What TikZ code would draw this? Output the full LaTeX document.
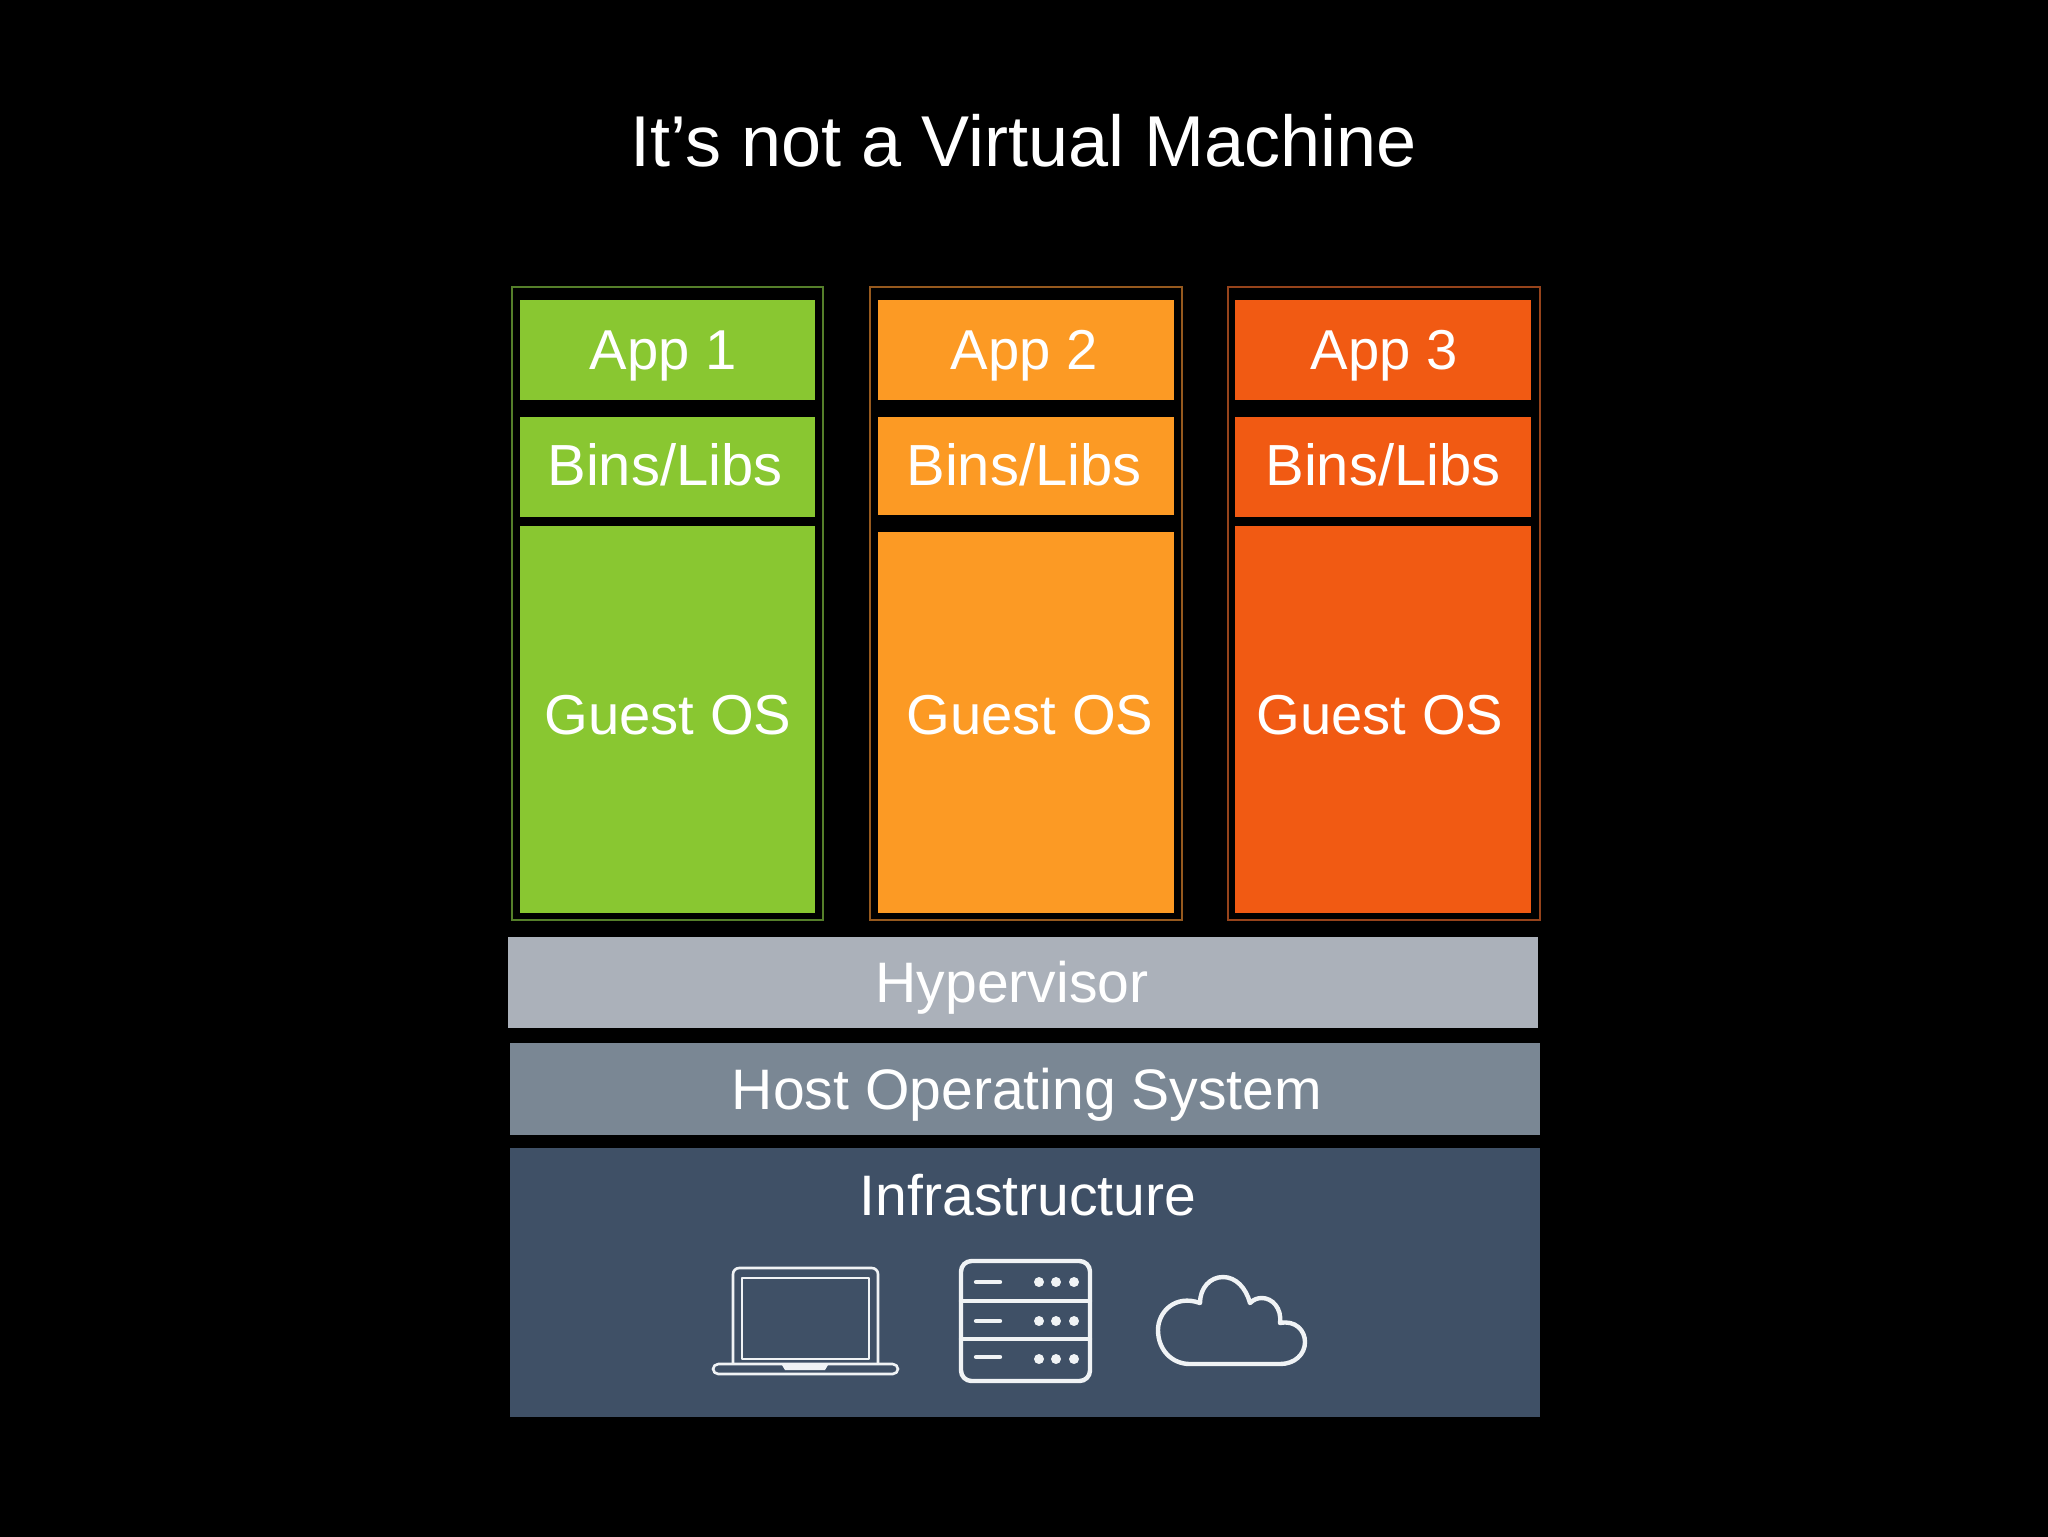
\documentclass[tikz,border=0pt]{standalone}
\usepackage{fontspec}
\setmainfont{Liberation Sans}
\definecolor{gA}{HTML}{89C731}\definecolor{oA}{HTML}{FC9A24}\definecolor{rA}{HTML}{F15A13}
\definecolor{gL}{HTML}{557F2A}\definecolor{oL}{HTML}{96591E}\definecolor{rL}{HTML}{96431B}
\definecolor{hyp}{HTML}{ABB1BA}\definecolor{hos}{HTML}{7A8794}\definecolor{inf}{HTML}{3F5066}
\definecolor{ico}{HTML}{F0F3F5}
\tikzset{
  x=0.02cm,y=-0.02cm,
  lab/.style={text=white,anchor=base,inner sep=0pt,font=\fontsize{32}{36}\selectfont},
  binlab/.style={lab,font=\fontsize{33}{36}\selectfont},
  barlab/.style={lab,font=\fontsize{32.5}{36}\selectfont},
  ttl/.style={text=white,anchor=base,inner sep=0pt,font=\fontsize{41}{48}\selectfont},
  icon/.style={draw=ico,line width=2.5pt,line join=round,line cap=round},
  iconthin/.style={draw=ico,line width=1.5pt,line join=round},
  outer/.style={line width=0.8pt,fill=black},
}
\begin{document}
\begin{tikzpicture}
\useasboundingbox (0,0) rectangle (2048,1536);
\fill[black] (-10,-10) rectangle (2058,1546);
\node[ttl] (title) at (1024,166) {It’s not a Virtual Machine};
% VM outlines
\draw[outer,draw=gL] (512,287) rectangle (823,920);
\draw[outer,draw=oL] (870,287) rectangle (1182,920);
\draw[outer,draw=rL] (1228,287) rectangle (1540,920);
% VM 1
\fill[gA] (520,300) rectangle (815,400);
\fill[gA] (520,417) rectangle (815,517);
\fill[gA] (520,526) rectangle (815,913);
% VM 2
\fill[oA] (878,300) rectangle (1174,400);
\fill[oA] (878,417) rectangle (1174,515);
\fill[oA] (878,532) rectangle (1174,913);
% VM 3
\fill[rA] (1235,300) rectangle (1531,400);
\fill[rA] (1235,417) rectangle (1531,517);
\fill[rA] (1235,526) rectangle (1531,913);
% Bars
\fill[hyp] (508,937) rectangle (1538,1028);
\fill[hos] (510,1043) rectangle (1540,1135);
\fill[inf] (510,1148) rectangle (1540,1417);
% Labels
\node[lab] (a1) at (663,369) {App 1};
\node[lab] (a2) at (1024,369) {App 2};
\node[lab] (a3) at (1384,369) {App 3};
\node[binlab] (b1) at (665,485) {Bins/Libs};
\node[binlab] (b2) at (1024,485) {Bins/Libs};
\node[binlab] (b3) at (1383,485) {Bins/Libs};
\node[lab] (g1) at (668,734) {Guest OS};
\node[lab] (g2) at (1030,734) {Guest OS};
\node[lab] (g3) at (1380,734) {Guest OS};
\node[barlab] (hv) at (1012,1002) {Hypervisor};
\node[barlab] (ho) at (1027,1109) {Host Operating System};
\node[barlab] (in) at (1028,1215) {Infrastructure};
% Laptop
\draw[iconthin,rounded corners=3.5pt] (733,1364) -- (733,1268) -- (878,1268) -- (878,1364);
\draw[iconthin] (742,1359) -- (742,1278) -- (869,1278) -- (869,1359) -- cycle;
\draw[iconthin,rounded corners=3pt] (713,1364) -- (898,1364) -- (898,1374) -- (713,1374) -- cycle;
\fill[ico] (782,1365) -- (828,1365) -- (825,1370) -- (785,1370) -- cycle;
% Server
\draw[icon,rounded corners=6pt] (961,1261) rectangle (1090,1381);
\draw[icon] (961,1301) -- (1090,1301) (961,1339) -- (1090,1339);
\draw[icon] (976,1282) -- (1000,1282) (976,1321) -- (1000,1321) (976,1357) -- (1000,1357);
\foreach \yy in {1282,1321,1359}{
  \foreach \xx in {1039,1056,1074}{
    \fill[ico] (\xx,\yy) circle[radius=5];
  }
}
% Cloud
\draw[icon] (1190,1364) -- (1280,1364)
  .. controls (1295,1364) and (1305,1354) .. (1305,1342)
  .. controls (1305,1330) and (1295,1320) .. (1280,1323)
  .. controls (1282,1308) and (1272,1298) .. (1262,1298)
  .. controls (1258,1298) and (1254,1299) .. (1250,1303)
  .. controls (1246,1288) and (1236,1277) .. (1223,1277)
  .. controls (1210,1277) and (1200,1288) .. (1200,1303)
  .. controls (1175,1294) and (1158,1312) .. (1158,1330)
  .. controls (1158,1350) and (1172,1364) .. (1190,1364) -- cycle;
\end{tikzpicture}
\end{document}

====

Leave out the pictures and give the listing above again exactly.

What TikZ code would draw this? Output the full LaTeX document.
\documentclass[tikz,border=0pt]{standalone}
\usepackage{fontspec}
\setmainfont{Liberation Sans}
\definecolor{gA}{HTML}{89C731}\definecolor{oA}{HTML}{FC9A24}\definecolor{rA}{HTML}{F15A13}
\definecolor{gL}{HTML}{557F2A}\definecolor{oL}{HTML}{96591E}\definecolor{rL}{HTML}{96431B}
\definecolor{hyp}{HTML}{ABB1BA}\definecolor{hos}{HTML}{7A8794}\definecolor{inf}{HTML}{3F5066}
\definecolor{ico}{HTML}{F0F3F5}
\tikzset{
  x=0.02cm,y=-0.02cm,
  lab/.style={text=white,anchor=base,inner sep=0pt,font=\fontsize{32}{36}\selectfont},
  binlab/.style={lab,font=\fontsize{33}{36}\selectfont},
  barlab/.style={lab,font=\fontsize{32.5}{36}\selectfont},
  ttl/.style={text=white,anchor=base,inner sep=0pt,font=\fontsize{41}{48}\selectfont},
  icon/.style={draw=ico,line width=2.5pt,line join=round,line cap=round},
  iconthin/.style={draw=ico,line width=1.5pt,line join=round},
  outer/.style={line width=0.8pt,fill=black},
}
\begin{document}
\begin{tikzpicture}
\useasboundingbox (0,0) rectangle (2048,1536);
\fill[black] (-10,-10) rectangle (2058,1546);
\node[ttl] (title) at (1024,166) {It’s not a Virtual Machine};
% VM outlines
\draw[outer,draw=gL] (512,287) rectangle (823,920);
\draw[outer,draw=oL] (870,287) rectangle (1182,920);
\draw[outer,draw=rL] (1228,287) rectangle (1540,920);
% VM 1
\fill[gA] (520,300) rectangle (815,400);
\fill[gA] (520,417) rectangle (815,517);
\fill[gA] (520,526) rectangle (815,913);
% VM 2
\fill[oA] (878,300) rectangle (1174,400);
\fill[oA] (878,417) rectangle (1174,515);
\fill[oA] (878,532) rectangle (1174,913);
% VM 3
\fill[rA] (1235,300) rectangle (1531,400);
\fill[rA] (1235,417) rectangle (1531,517);
\fill[rA] (1235,526) rectangle (1531,913);
% Bars
\fill[hyp] (508,937) rectangle (1538,1028);
\fill[hos] (510,1043) rectangle (1540,1135);
\fill[inf] (510,1148) rectangle (1540,1417);
% Labels
\node[lab] (a1) at (663,369) {App 1};
\node[lab] (a2) at (1024,369) {App 2};
\node[lab] (a3) at (1384,369) {App 3};
\node[binlab] (b1) at (665,485) {Bins/Libs};
\node[binlab] (b2) at (1024,485) {Bins/Libs};
\node[binlab] (b3) at (1383,485) {Bins/Libs};
\node[lab] (g1) at (668,734) {Guest OS};
\node[lab] (g2) at (1030,734) {Guest OS};
\node[lab] (g3) at (1380,734) {Guest OS};
\node[barlab] (hv) at (1012,1002) {Hypervisor};
\node[barlab] (ho) at (1027,1109) {Host Operating System};
\node[barlab] (in) at (1028,1215) {Infrastructure};
% Laptop
\draw[iconthin,rounded corners=3.5pt] (733,1364) -- (733,1268) -- (878,1268) -- (878,1364);
\draw[iconthin] (742,1359) -- (742,1278) -- (869,1278) -- (869,1359) -- cycle;
\draw[iconthin,rounded corners=3pt] (713,1364) -- (898,1364) -- (898,1374) -- (713,1374) -- cycle;
\fill[ico] (782,1365) -- (828,1365) -- (825,1370) -- (785,1370) -- cycle;
% Server
\draw[icon,rounded corners=6pt] (961,1261) rectangle (1090,1381);
\draw[icon] (961,1301) -- (1090,1301) (961,1339) -- (1090,1339);
\draw[icon] (976,1282) -- (1000,1282) (976,1321) -- (1000,1321) (976,1357) -- (1000,1357);
\foreach \yy in {1282,1321,1359}{
  \foreach \xx in {1039,1056,1074}{
    \fill[ico] (\xx,\yy) circle[radius=5];
  }
}
% Cloud
\draw[icon] (1190,1364) -- (1280,1364)
  .. controls (1295,1364) and (1305,1354) .. (1305,1342)
  .. controls (1305,1330) and (1295,1320) .. (1280,1323)
  .. controls (1282,1308) and (1272,1298) .. (1262,1298)
  .. controls (1258,1298) and (1254,1299) .. (1250,1303)
  .. controls (1246,1288) and (1236,1277) .. (1223,1277)
  .. controls (1210,1277) and (1200,1288) .. (1200,1303)
  .. controls (1175,1294) and (1158,1312) .. (1158,1330)
  .. controls (1158,1350) and (1172,1364) .. (1190,1364) -- cycle;
\end{tikzpicture}
\end{document}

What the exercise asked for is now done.